今度の大会では、遠くからのシュートが目立ったように思うが、ただ単純に外側からねらったシュートは、ほとんどゴールキーパーにとられる。ロングシュートを成功させるには、ほかの選手の動きでゴールキーパーの目をくらます“仕掛け”がいる。両チームの固い守りが、その仕掛けを防いでいた。
一人一人の選手のボールコントロールの確かさではブラジルがまさり、中盤に多くの人数をさいているためもあって、ボールをキープしている時間はブラジルのほうが長かった。
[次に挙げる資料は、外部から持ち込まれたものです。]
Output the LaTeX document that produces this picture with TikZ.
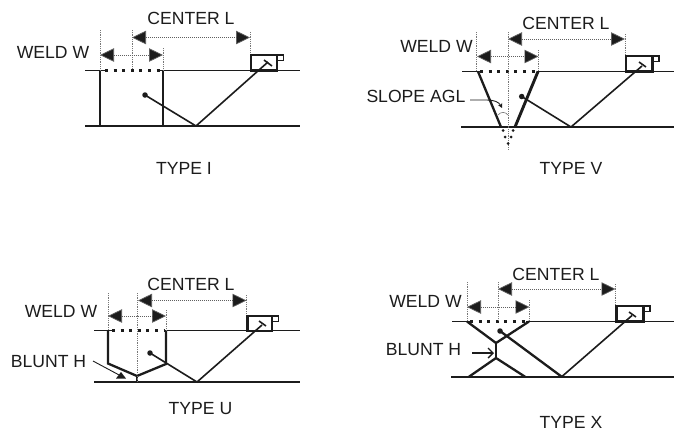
\documentclass[tikz,border=0pt]{standalone}
\usepackage{fontspec}
\setmainfont{Liberation Sans}
\usetikzlibrary{arrows.meta}
\definecolor{ink}{HTML}{1C1C1C}
\tikzset{
  x=1pt,y=-1pt,
  label text/.style={inner sep=0pt,text=ink,font=\fontsize{17.6}{20}\selectfont},
  plate/.style={draw=ink,line width=1.8pt},
  plate heavy/.style={draw=ink,line width=2.4pt},
  wall/.style={draw=ink,line width=2.3pt,line join=miter},
  wall heavy/.style={draw=ink,line width=2.9pt,line join=miter},
  ray/.style={draw=ink,line width=1.6pt},
  weld dots/.style={draw=ink,line width=2.1pt,dash pattern=on 3pt off 5.6pt},
  guide/.style={draw=ink!60,line width=.6pt,dash pattern=on .9pt off .9pt},
  dimline/.style={draw=ink!70,line width=.7pt,dash pattern=on 1pt off 1pt,
     {Triangle[length=14pt,width=13.5pt,fill=ink]}-{Triangle[length=14pt,width=13.5pt,fill=ink]}},
  probe box/.style={draw=ink,line width=2.1pt,fill=none},
  probe tab/.style={draw=ink,line width=1.5pt},
  focus dot/.style={circle,fill=ink,inner sep=0pt,minimum size=5.5pt},
  cue/.style={draw=ink,line width=.9pt}
}
\newcommand{\probeset}[5]{%
  \coordinate (#1bl) at (#2,#5);
  \coordinate (#1tr) at (#3,#4);
  \draw[probe box] (#1bl) rectangle (#1tr);
  \coordinate (#1ta) at (#3,#4);
  \coordinate (#1tb) at ({#3+6.5},{#4+5.5});
  \draw[probe tab] (#1ta) rectangle (#1tb);
}
\begin{document}
\begin{tikzpicture}
\useasboundingbox (0,0) rectangle (674,432);
\fill[white] (0,0) rectangle (674,432);

%% TYPE I
\coordinate (Ia) at (85,70.5); \coordinate (Ib) at (105,70.5); \coordinate (Ic) at (160,70.5); \coordinate (Id) at (300,70.5);
\coordinate (Ie) at (85,126); \coordinate (If) at (300,126);
\draw[plate] (Ia)--(Ib); \draw[plate] (Ic)--(Id); \draw[plate] (Ie)--(If);
\draw[weld dots] (Ib)--(Ic);
\coordinate (Iw1) at (100,70.5); \coordinate (Iw2) at (100,126); \coordinate (Iw3) at (163,70.5); \coordinate (Iw4) at (163,126);
\draw[wall] (Iw1)--(Iw2); \draw[wall] (Iw3)--(Iw4);
\coordinate (Ig1) at (100,30); \coordinate (Ig2) at (132,30); \coordinate (Ig3) at (132,68); \coordinate (Ig4) at (163,48); \coordinate (Ig5) at (250,32); \coordinate (Ig6) at (250,55);
\draw[guide] (Ig1)--(Iw1); \draw[guide] (Ig2)--(Ig3); \draw[guide] (Ig4)--(Iw3); \draw[guide] (Ig5)--(Ig6);
\coordinate (Id1) at (132,37.5); \coordinate (Id2) at (250,37.5); \coordinate (Id3) at (100,55); \coordinate (Id4) at (163,55);
\draw[dimline] (Id1)--(Id2); \draw[dimline] (Id3)--(Id4);
\probeset{Ip}{251}{277}{55}{70.5}
\node[focus dot] (Ifoc) at (145,95) {};
\coordinate (Ibn) at (196,126); \coordinate (Ipr) at (268,62); \coordinate (Ih1) at (264,60); \coordinate (Ih2) at (272,66);
\draw[ray] (Ifoc.center)--(Ibn)--(Ipr); \draw[ray] (Ih1)--(Ih2);
\node[label text] (Itw) at (53,52) {WELD W};
\node[label text] (Itc) at (191,18) {CENTER L};
\node[label text] (Itt) at (184,168) {TYPE I};

%% TYPE V
\coordinate (Va) at (462,71.5); \coordinate (Vb) at (480,71.5); \coordinate (Vc) at (537,71.5); \coordinate (Vd) at (674,71.5);
\coordinate (Ve) at (461,127); \coordinate (Vf) at (674,127);
\draw[plate] (Va)--(Vb); \draw[plate] (Vc)--(Vd); \draw[plate] (Ve)--(Vf);
\draw[weld dots] (Vb)--(Vc);
\coordinate (Vw1) at (478,71.5); \coordinate (Vw2) at (501,127); \coordinate (Vw3) at (538,71.5); \coordinate (Vw4) at (515,127);
\draw[wall] (Vw1)--(Vw2); \draw[wall heavy] (Vw3)--(Vw4);
\coordinate (Vg1) at (476.5,32); \coordinate (Vg1b) at (476.5,71); \coordinate (Vg2) at (508,32); \coordinate (Vg3) at (508,150); \coordinate (Vg4) at (538.5,50); \coordinate (Vg4b) at (538.5,71); \coordinate (Vg5) at (625,34); \coordinate (Vg6) at (625,56);
\draw[guide] (Vg1)--(Vg1b); \draw[guide] (Vg2)--(Vg3); \draw[guide] (Vg4)--(Vg4b); \draw[guide] (Vg5)--(Vg6);
\coordinate (Vd1) at (508,39); \coordinate (Vd2) at (625,39); \coordinate (Vd3) at (477,56.5); \coordinate (Vd4) at (538.5,56.5);
\draw[dimline] (Vd1)--(Vd2); \draw[dimline] (Vd3)--(Vd4);
\probeset{Vp}{626}{652.5}{56}{71.5}
\node[focus dot] (Vfoc) at (521.7,96.5) {};
\coordinate (Vbn) at (571,127); \coordinate (Vpr) at (642,66); \coordinate (Vh1) at (639,62); \coordinate (Vh2) at (646,67);
\draw[ray] (Vfoc.center)--(Vbn)--(Vpr); \draw[ray] (Vh1)--(Vh2);
\foreach \i/\dx/\dy in {1/503/130.5,2/513/130.5,3/505/137,4/511/137,5/508/143.5}
  \node[circle,fill=ink,inner sep=0pt,minimum size=3pt] (Vdot\i) at (\dx,\dy) {};
\node[label text] (Vtw) at (436.5,46) {WELD W};
\node[label text] (Vtc) at (566,23) {CENTER L};
\node[label text] (Vtt) at (571,168) {TYPE V};
\node[label text,anchor=east] (Vts) at (465.5,96) {SLOPE AGL};
\coordinate (Vs1) at (470,100); \coordinate (Vs2) at (487,100); \coordinate (Vs3) at (502,108);
\draw[cue,-{Stealth[length=4.5pt,width=4.5pt]}] (Vs1)--(Vs2) .. controls (494,100) and (499,102) .. (Vs3);
\coordinate (Va1) at (498,115); \coordinate (Va2) at (508,115);
\draw[draw=ink!70,line width=.5pt] (Va1) .. controls (501,111.5) and (505,111.5) .. (Va2);

%% TYPE U
\coordinate (Ua) at (94,330.5); \coordinate (Ub) at (112,330.5); \coordinate (Uc) at (164,330.5); \coordinate (Ud) at (300,330.5);
\coordinate (Ue) at (94,382); \coordinate (Uf) at (300,382);
\draw[plate] (Ua)--(Ub); \draw[plate] (Uc)--(Ud); \draw[plate] (Ue)--(Uf);
\draw[weld dots] (Ub)--(Uc);
\coordinate (Uw1) at (108,330.5); \coordinate (Uw2) at (108,363.5); \coordinate (Uw3) at (137,376); \coordinate (Uw4) at (166,364); \coordinate (Uw5) at (166,330.5); \coordinate (Uw6) at (137,382);
\draw[wall] (Uw1)--(Uw2)--(Uw3)--(Uw4)--(Uw5); \draw[wall] (Uw3)--(Uw6);
\coordinate (Ug1) at (108,293); \coordinate (Ug1b) at (108,330); \coordinate (Ug2) at (137.5,293); \coordinate (Ug3) at (137.5,382); \coordinate (Ug4) at (166,310); \coordinate (Ug4b) at (166,330); \coordinate (Ug5) at (246.5,295); \coordinate (Ug6) at (246.5,316);
\draw[guide] (Ug1)--(Ug1b); \draw[guide] (Ug2)--(Ug3); \draw[guide] (Ug4)--(Ug4b); \draw[guide] (Ug5)--(Ug6);
\coordinate (Ud1) at (138,300.5); \coordinate (Ud2) at (246.5,300.5); \coordinate (Ud3) at (108,316); \coordinate (Ud4) at (166,316);
\draw[dimline] (Ud1)--(Ud2); \draw[dimline] (Ud3)--(Ud4);
\probeset{Up}{247.5}{272}{316}{331}
\node[focus dot] (Ufoc) at (150,353) {};
\coordinate (Ubn) at (197,382); \coordinate (Upr) at (262,325); \coordinate (Uh1) at (259,321); \coordinate (Uh2) at (266,326);
\draw[ray] (Ufoc.center)--(Ubn)--(Upr); \draw[ray] (Uh1)--(Uh2);
\node[label text] (Utw) at (61,311) {WELD W};
\node[label text] (Utc) at (191,284) {CENTER L};
\node[label text] (Utt) at (200.5,409) {TYPE U};
\node[label text] (Utb) at (48.5,362) {BLUNT H};
\coordinate (Ul1) at (93,361); \coordinate (Ul2) at (121,376);
\draw[cue] (Ul1)--(Ul2);
\coordinate (Ut1) at (116,378.5); \coordinate (Ut2) at (126,378.5); \coordinate (Ut3) at (121,372);
\fill[ink] (Ut1)--(Ut2)--(Ut3)--cycle;

%% TYPE X
\coordinate (Xa) at (452,321.5); \coordinate (Xb) at (470,321.5); \coordinate (Xc) at (526,321.5); \coordinate (Xd) at (674,321.5);
\coordinate (Xe) at (451,376.7); \coordinate (Xf) at (674,376.7);
\draw[plate] (Xa)--(Xb); \draw[plate] (Xc)--(Xd); \draw[plate heavy] (Xe)--(Xf);
\draw[weld dots] (Xb)--(Xc);
\coordinate (Xw1) at (467,321.5); \coordinate (Xw2) at (496,343); \coordinate (Xw3) at (529,321.5); \coordinate (Xw4) at (496,358); \coordinate (Xw5) at (469,376.7); \coordinate (Xw6) at (525,376.7);
\draw[wall] (Xw1)--(Xw2)--(Xw3); \draw[wall] (Xw2)--(Xw4); \draw[wall] (Xw5)--(Xw4)--(Xw6);
\coordinate (Xg1) at (467,282); \coordinate (Xg1b) at (467,321); \coordinate (Xg2) at (498,282); \coordinate (Xg3) at (498,320); \coordinate (Xg4) at (529.5,300); \coordinate (Xg4b) at (529.5,321); \coordinate (Xg5) at (615.5,284); \coordinate (Xg6) at (615.5,306);
\draw[guide] (Xg1)--(Xg1b); \draw[guide] (Xg2)--(Xg3); \draw[guide] (Xg4)--(Xg4b); \draw[guide] (Xg5)--(Xg6);
\coordinate (Xd1) at (498,289); \coordinate (Xd2) at (615.5,289); \coordinate (Xd3) at (467,307); \coordinate (Xd4) at (529.5,307);
\draw[dimline] (Xd1)--(Xd2); \draw[dimline] (Xd3)--(Xd4);
\probeset{Xp}{616.5}{643.5}{306}{321.5}
\node[focus dot] (Xfoc) at (500,331) {};
\coordinate (Xbn) at (561.7,376.7); \coordinate (Xpr) at (632,315.5); \coordinate (Xh1) at (629,312); \coordinate (Xh2) at (636,317);
\draw[ray,line width=2.3pt] (Xfoc.center)--(Xbn); \draw[ray] (Xbn)--(Xpr); \draw[ray] (Xh1)--(Xh2);
\node[label text] (Xtw) at (425.5,301) {WELD W};
\node[label text] (Xtc) at (556,274) {CENTER L};
\node[label text] (Xtt) at (571,422) {TYPE X};
\node[label text] (Xtb) at (423.5,350) {BLUNT H};
\coordinate (Xl1) at (472,353); \coordinate (Xl2) at (494,353);
\draw[draw=ink,line width=1.4pt,-{Straight Barb[length=5pt,width=10pt]}] (Xl1)--(Xl2);
\end{tikzpicture}
\end{document}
しかし、ゴールを襲ったチャンスの数は互角で、引き分けは順当な結果である。
この引き分けは、アルゼンチンのほうにやや有利に働いたと思う。一人一人の技術と戦術の能力では、ブラジルのほうが上だったからである。アルゼンチンは、闘志とチームスピリットで、これに対抗していた。
ゴールラッシュ
アルゼンチンは、2次リーグの第1戦でポーランドに2−0で勝っていたから、これで1勝1引き分け、勝ち点3である。このポーランド戦では、センターフォワードを務めたケンペスがすばらしい個人技を見せた。前回3位のポーランドの逆襲速攻戦術は底が見えた感じである。
ブラジルも2次リーグ第1戦でペルーに3−0で勝っていて、1勝1引き分け、勝ち点3である。この時点では得失点差で、ブラジルが1点リードしている。したがって2次リーグB組は、次の試合で、どちらが何点多くとるかが問題になってきた。
6月21日の2次リーグ最終戦は、午後4時45分からメンドーサでブラジル−ポーランド、午後7時15分からロサリオでアルゼンチン−ペルーである。
ブラジルのコウチーニョ監督は「アルゼンチンは、ブラジルの試合結果をみてから作戦を立てられるから有利だ」と苦情を述べた。このタイムテーブルは、ヨーロッパヘのテレビ中継がゴールデンアワーになるように決められたもので、A組のほうは2試合同時に行われているのだから、ブラジルにとっては、とんだとばっちりである。
先に行われたブラジル−ポーランドは前半1−1だった。ポーランドは、このときがいちばん出来がよかったといわれている。しかし、後半のブラジルの攻めは、もっと、はるかにすごく、2点を加えて振り切った。3点目のときには、続けざまのシュートが、ポストに当たり、バーに当たり、またポストに当たるという猛攻の連続、それを、ことごとくブラジルが拾って攻め続け、最後にロベルトが叩き込んだ。チャンスをつかむと息もつかせず、たたみ込んでくる。南米独特の猛烈な攻めである。
これでブラジルの得失点は6−1、プラス5となった。アルゼンチンが、これを上まわって決勝戦に進出するためには、夜の試合に4点差以上をつけて勝たなければならない。3点差だと、得失点差は同じプラス5になるけれども、総得点数で及ばないからである。
相手は、すでに望みを失っているペルーではあるけれども、4−0で勝つのは奇跡に近いように思われた。わざわざロサリオまで出かけたビデラ大統領を含めて、アルゼンチンの全国民が、なかばはあきらめた気持で、なかばは奇跡を信じてテレビを見つめ、ラジオにかじりついたといっても決してオーバーではない。
奇跡は起こった。アルゼンチンは6−1で勝った。ゴールラッシュの起爆剤になったのは、自らも2点をあげた23歳のマリオ・ケンペスである。ケンペスが、この大会の最優秀選手であり、新しいスーパースターであることは、決勝戦を待たずこの時点ですでに、はっきりしていた。
ペルーが、アンデスをはさむ隣国同士のよしみで、開催国のアルゼンチンに手を貸したなどと思ってはならない。守備的な試合をしなかったのは碓かだけれども、攻めの得意なペルーは、特に守りを固める必要のない立場だった。立ち上がりの10分に、ムニャンテのシュートが左ポストを叩いた場面があった。あれがわずかでも内側に飛んでいたら、どうなっていたかわからない。南米同士のライバル意識は、ヨーロッパに対する以上に激しく、安易に勝ちを譲るわけにはいかないのだ。
ヨーロッパの強豪が集まったA組リーグのほうでは、オランダが2勝1引き分けで決勝に進出した。
前回優勝の西ドイツは、今回はまったくいいところがなかった。1、2次リーグの6試合で1勝4引き分け1敗。その1勝も、参加チーム中最低の成績だったメキシコからあげたものである。
西ドイツ不振の基本的な原因は、西ドイツ・サッカー協会が狭量だったためだそうだ。これは、日本代表チームの二宮寛監督を通じてきいたバイスバイラー氏(1FCケルン監督)の話である。アメリカのコスモスへ行ったベッケンバウアーをはじめ、スペイン・リーグヘ行っていたパウル・ブライトナーやウリ・シュティーリケを使わなかった。そのために人材不足が決定的になったのだという。